## INSTRUCTIONS TO FOLLOW
Tally the lines that contain the string "this" and give the number by itself.

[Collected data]
◇ ◇ ◇ ◇ ◇ ◇ ◇

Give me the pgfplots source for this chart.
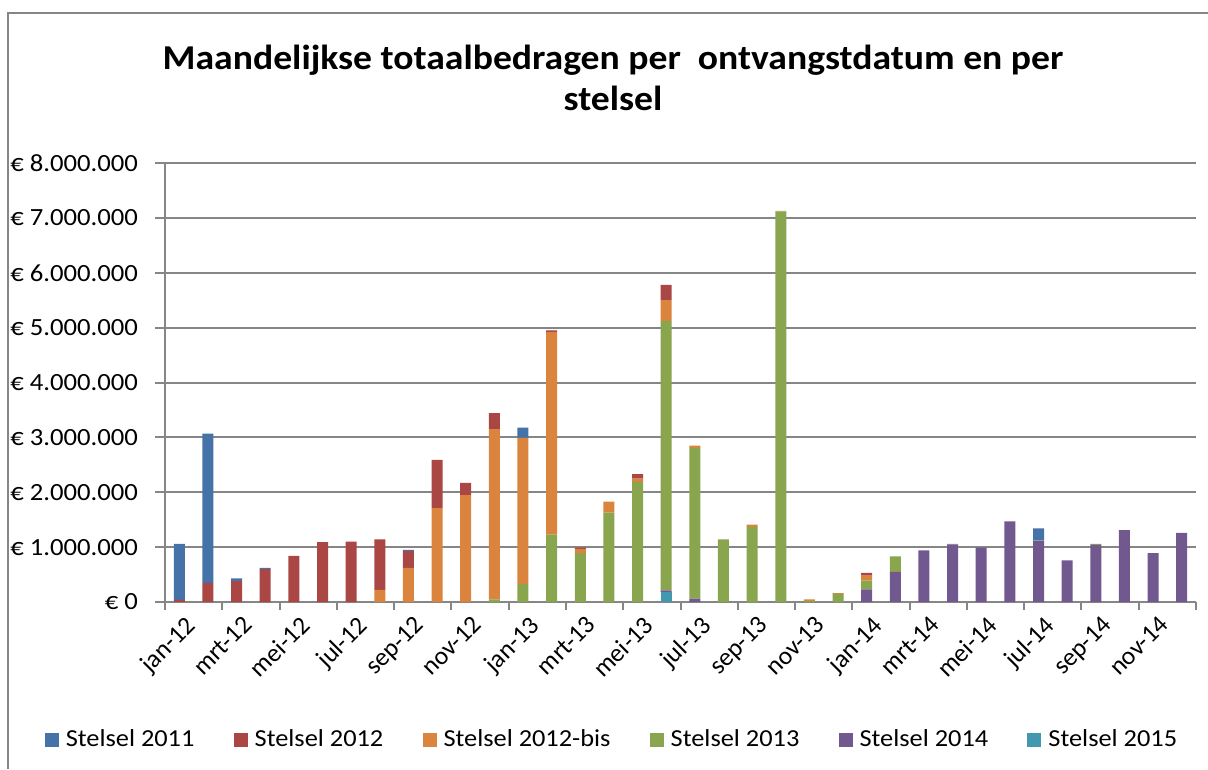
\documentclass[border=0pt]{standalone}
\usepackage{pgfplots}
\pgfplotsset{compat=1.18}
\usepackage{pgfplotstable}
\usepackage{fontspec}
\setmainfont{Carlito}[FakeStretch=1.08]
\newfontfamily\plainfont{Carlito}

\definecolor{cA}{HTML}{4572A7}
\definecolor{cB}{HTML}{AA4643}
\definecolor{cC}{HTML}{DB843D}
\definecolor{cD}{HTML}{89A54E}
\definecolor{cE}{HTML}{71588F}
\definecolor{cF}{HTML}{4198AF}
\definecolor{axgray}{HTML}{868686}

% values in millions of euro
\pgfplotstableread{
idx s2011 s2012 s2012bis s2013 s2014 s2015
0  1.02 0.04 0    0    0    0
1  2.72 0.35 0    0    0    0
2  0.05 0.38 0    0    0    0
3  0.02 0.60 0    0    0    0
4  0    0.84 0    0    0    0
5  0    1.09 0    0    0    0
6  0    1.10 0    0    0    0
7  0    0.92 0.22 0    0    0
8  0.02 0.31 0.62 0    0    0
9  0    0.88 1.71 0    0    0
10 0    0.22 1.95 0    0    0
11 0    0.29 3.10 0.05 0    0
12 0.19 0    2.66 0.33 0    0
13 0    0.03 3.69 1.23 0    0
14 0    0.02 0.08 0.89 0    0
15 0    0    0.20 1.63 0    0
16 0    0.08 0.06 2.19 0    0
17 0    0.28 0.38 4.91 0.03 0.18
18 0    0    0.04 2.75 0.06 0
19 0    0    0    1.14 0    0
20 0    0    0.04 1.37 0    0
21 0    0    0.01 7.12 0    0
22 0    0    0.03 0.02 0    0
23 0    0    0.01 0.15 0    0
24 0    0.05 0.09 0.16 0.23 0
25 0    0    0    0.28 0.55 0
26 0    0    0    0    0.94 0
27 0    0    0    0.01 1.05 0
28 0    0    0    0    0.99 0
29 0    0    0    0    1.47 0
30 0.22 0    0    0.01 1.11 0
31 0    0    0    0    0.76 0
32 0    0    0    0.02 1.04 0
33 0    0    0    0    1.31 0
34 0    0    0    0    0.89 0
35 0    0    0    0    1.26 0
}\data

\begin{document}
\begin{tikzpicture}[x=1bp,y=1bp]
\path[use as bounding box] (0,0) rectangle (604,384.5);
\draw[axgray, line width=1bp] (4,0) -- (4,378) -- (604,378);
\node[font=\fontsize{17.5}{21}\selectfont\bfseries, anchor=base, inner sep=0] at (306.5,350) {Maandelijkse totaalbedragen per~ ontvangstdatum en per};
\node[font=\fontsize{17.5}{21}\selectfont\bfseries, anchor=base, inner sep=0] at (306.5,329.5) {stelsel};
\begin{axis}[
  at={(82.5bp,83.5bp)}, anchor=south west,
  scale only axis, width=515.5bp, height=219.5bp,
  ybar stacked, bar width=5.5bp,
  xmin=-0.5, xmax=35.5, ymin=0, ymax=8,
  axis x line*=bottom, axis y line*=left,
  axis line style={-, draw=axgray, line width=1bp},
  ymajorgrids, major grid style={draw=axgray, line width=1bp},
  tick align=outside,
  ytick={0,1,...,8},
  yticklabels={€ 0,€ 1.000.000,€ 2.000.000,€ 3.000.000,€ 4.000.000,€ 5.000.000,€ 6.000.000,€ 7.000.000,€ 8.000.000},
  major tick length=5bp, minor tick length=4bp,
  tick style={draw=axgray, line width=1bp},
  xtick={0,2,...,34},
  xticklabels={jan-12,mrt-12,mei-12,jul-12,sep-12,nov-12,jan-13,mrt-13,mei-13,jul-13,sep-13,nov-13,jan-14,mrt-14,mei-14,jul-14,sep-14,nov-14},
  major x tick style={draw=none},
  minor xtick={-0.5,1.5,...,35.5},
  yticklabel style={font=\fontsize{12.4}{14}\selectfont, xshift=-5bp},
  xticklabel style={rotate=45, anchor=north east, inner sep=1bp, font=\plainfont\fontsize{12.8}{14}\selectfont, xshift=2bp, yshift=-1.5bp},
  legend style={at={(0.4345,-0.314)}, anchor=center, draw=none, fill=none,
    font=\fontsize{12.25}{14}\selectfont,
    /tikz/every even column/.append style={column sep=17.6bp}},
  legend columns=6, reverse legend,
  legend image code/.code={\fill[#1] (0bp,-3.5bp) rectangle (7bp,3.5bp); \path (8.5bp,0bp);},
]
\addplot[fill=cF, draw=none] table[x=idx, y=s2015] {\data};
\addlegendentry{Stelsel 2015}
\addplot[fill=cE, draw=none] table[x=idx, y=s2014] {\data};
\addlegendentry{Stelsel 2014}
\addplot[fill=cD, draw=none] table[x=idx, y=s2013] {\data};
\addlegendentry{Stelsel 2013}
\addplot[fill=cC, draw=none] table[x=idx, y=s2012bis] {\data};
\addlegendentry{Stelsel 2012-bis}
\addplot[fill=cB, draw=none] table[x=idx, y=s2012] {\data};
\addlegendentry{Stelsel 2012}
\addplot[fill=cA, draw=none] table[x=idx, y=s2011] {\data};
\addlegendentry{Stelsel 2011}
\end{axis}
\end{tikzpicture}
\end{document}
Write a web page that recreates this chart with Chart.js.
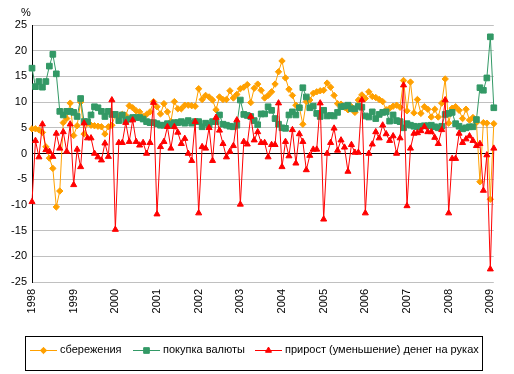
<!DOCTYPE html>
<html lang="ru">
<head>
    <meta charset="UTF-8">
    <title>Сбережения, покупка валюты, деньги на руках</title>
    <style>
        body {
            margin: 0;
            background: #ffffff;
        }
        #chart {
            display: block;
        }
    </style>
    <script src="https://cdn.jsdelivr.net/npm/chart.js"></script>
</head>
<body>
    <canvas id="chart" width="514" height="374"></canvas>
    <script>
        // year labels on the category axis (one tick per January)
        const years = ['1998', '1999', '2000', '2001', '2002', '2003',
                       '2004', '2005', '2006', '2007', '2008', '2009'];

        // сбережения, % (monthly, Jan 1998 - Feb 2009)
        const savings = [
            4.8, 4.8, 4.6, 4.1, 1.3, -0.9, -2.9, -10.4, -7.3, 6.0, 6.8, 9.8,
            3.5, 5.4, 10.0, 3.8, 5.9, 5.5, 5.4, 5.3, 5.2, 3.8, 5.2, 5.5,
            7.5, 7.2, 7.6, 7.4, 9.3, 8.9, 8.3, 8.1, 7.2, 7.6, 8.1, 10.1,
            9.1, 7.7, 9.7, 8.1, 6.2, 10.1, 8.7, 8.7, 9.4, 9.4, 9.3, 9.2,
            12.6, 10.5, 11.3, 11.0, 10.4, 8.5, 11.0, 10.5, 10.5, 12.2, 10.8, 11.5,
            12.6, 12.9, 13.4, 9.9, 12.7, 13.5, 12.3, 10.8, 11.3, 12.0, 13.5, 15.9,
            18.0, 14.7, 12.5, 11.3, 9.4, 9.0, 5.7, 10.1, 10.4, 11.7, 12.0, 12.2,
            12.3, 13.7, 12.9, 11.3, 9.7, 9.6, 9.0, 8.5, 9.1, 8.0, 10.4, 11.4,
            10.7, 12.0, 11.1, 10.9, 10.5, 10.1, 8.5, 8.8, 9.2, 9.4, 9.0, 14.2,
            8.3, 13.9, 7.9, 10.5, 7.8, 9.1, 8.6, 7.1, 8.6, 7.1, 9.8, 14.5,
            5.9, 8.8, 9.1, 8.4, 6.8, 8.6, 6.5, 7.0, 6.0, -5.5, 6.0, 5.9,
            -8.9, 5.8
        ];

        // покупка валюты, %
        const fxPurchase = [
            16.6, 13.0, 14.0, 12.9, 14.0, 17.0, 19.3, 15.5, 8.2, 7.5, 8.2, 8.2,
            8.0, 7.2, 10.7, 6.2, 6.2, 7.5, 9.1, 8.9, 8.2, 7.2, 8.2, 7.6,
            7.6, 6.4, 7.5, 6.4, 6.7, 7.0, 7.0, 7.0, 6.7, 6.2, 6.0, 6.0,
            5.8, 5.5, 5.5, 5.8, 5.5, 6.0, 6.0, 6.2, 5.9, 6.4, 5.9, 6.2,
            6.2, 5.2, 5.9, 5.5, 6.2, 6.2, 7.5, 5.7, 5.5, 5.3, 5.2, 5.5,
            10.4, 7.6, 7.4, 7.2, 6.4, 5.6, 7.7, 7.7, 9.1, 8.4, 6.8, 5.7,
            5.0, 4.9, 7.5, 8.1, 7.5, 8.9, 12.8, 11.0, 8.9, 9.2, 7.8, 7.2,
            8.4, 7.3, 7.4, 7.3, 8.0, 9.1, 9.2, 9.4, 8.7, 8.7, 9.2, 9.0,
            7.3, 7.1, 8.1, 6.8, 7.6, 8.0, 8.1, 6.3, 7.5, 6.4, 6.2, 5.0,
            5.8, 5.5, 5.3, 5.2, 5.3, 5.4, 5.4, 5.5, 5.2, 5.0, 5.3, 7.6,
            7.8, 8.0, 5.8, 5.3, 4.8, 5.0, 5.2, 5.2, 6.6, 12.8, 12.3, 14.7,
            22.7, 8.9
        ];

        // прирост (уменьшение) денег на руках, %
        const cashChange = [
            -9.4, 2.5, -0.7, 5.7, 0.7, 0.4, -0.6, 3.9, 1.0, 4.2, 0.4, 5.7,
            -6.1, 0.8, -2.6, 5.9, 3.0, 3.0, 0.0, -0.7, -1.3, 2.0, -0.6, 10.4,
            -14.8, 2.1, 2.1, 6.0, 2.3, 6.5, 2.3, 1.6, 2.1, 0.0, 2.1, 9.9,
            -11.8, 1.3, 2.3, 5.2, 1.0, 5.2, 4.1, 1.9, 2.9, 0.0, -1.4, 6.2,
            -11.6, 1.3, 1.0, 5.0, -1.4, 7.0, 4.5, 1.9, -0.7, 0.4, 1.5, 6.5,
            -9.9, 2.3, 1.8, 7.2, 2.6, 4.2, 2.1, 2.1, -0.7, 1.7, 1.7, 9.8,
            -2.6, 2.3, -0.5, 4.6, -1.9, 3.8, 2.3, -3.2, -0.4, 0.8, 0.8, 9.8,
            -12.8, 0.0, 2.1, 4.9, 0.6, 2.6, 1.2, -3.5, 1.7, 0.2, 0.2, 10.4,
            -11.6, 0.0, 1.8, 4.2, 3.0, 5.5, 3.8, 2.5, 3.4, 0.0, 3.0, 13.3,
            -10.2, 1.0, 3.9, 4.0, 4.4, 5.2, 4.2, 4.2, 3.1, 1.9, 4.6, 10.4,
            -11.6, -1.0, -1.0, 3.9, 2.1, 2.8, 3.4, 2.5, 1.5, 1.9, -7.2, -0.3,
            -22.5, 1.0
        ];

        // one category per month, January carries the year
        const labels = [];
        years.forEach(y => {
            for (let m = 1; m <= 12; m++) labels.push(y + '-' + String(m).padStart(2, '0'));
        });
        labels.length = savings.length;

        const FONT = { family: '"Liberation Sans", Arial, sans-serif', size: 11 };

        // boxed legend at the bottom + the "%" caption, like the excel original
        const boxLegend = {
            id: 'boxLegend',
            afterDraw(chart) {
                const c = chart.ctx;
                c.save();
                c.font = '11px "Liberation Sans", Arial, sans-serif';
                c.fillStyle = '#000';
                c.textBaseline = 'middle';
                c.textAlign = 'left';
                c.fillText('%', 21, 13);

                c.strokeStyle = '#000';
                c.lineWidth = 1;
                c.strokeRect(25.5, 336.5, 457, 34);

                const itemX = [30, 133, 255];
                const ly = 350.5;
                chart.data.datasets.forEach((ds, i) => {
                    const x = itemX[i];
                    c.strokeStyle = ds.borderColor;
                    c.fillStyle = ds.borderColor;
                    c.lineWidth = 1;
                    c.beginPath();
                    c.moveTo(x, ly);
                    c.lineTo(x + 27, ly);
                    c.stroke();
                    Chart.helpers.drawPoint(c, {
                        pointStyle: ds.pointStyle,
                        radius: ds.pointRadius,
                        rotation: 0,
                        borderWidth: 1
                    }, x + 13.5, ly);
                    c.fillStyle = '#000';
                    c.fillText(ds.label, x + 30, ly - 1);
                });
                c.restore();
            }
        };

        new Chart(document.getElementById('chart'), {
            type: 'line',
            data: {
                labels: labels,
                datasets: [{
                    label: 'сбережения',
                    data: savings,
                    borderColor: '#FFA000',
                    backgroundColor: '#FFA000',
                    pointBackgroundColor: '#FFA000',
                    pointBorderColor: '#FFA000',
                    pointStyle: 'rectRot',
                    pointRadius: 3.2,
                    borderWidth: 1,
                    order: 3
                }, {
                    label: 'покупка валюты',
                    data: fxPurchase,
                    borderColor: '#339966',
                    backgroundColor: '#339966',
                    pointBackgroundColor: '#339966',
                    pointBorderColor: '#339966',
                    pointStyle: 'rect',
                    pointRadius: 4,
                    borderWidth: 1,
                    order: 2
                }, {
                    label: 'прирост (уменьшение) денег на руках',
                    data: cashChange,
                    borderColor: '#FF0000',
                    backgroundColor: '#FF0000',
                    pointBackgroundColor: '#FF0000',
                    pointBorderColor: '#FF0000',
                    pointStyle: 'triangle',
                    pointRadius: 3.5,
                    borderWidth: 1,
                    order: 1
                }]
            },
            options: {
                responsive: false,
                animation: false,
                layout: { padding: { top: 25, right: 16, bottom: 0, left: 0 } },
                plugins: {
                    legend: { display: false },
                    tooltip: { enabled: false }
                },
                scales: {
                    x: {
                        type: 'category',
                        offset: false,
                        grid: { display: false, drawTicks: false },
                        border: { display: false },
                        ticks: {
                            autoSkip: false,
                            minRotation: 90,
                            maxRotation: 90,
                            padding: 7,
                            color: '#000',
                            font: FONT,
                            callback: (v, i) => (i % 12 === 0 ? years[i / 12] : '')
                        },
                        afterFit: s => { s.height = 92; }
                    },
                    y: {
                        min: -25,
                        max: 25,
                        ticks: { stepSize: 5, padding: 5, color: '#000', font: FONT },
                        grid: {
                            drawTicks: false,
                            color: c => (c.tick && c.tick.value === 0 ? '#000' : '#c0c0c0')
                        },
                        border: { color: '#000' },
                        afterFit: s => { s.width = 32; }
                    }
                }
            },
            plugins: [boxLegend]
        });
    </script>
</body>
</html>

◇ ◇ ◇ ◇ ◇ ◇ ◇

## EXERCISE ANSWER
2